O tipo de relação entre um bispo e um artista é talvez o segredo do êxito de uma obra tão importante, Poderia contar-nos a sua experiência na qualidade do promotor da obra que encomendou estas 14 telas ao artista e teórico da arte Rodolfo Papa? Como nasceu a vossa colaboração e como se foi desenvolvendo a relação de confiança necessária para o nascimento de qualquer obra-prima?

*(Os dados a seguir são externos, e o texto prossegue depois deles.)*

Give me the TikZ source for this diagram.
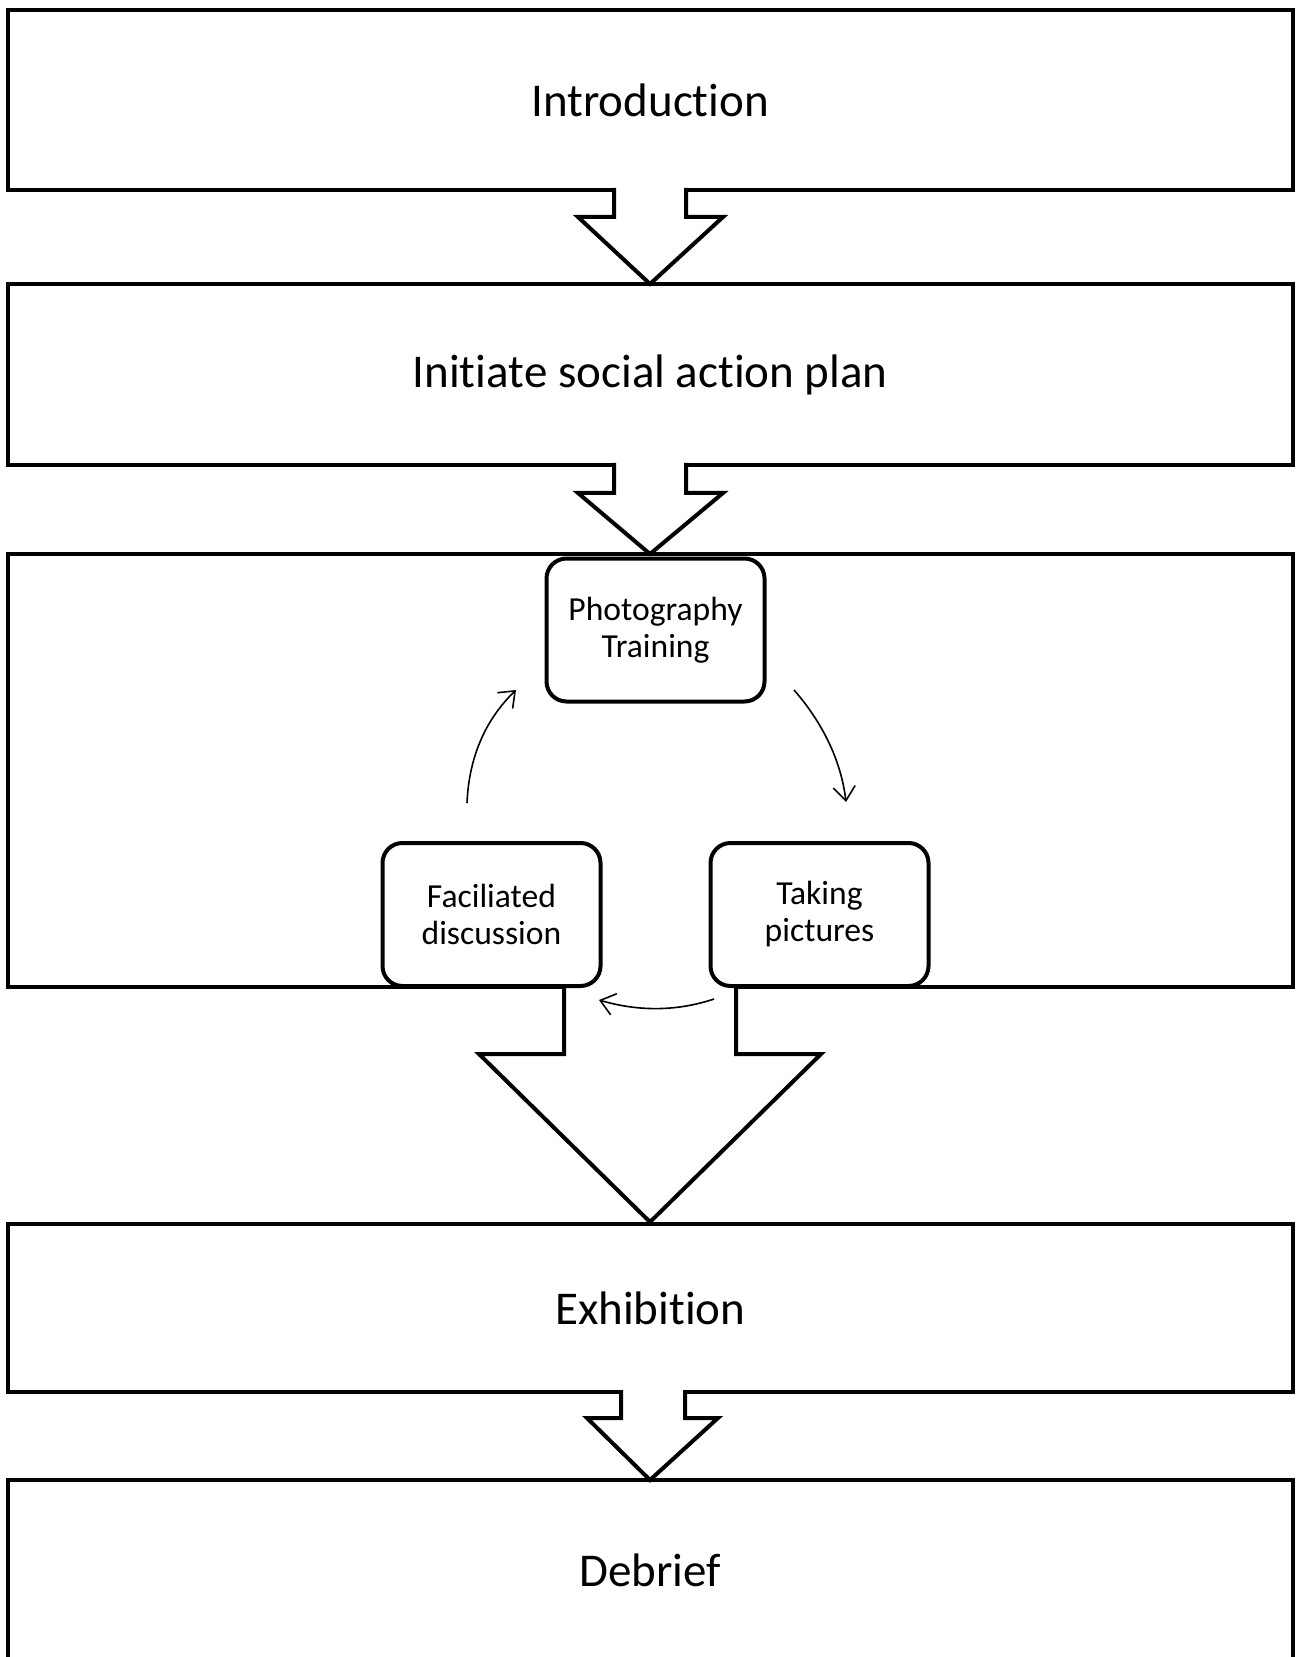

O “ciclo eucarístico” foi o meu último sonho para a catedral. Sabia bem que ficaria a faltar alguma coisa se não houvesse aí este “ciclo eucarístico”. Pedi ao Senhor que me mandasse um artista que, antes de mais, fosse profundamente crente, um artista que amasse a Eucaristia, que soubesse pintar de modo verdadeiramente sacro e edificante para os fiéis. Através de um conhecido, encontrei o Prof. Rodolfo Papa. Quando vi algumas das suas obras religiosas, e depois de falar com ele sobre a fé e sobre a Eucaristia, compreendi que este era o artista que o Senhor me queria mandar. E a minha convicção foi depois consolidada ao ler o seu livro sobre a teologia da arte sacra: Discorsi sull’arte sacra (com introdução do Cardeal Cañizares, Cantagalli, Siena, 2012).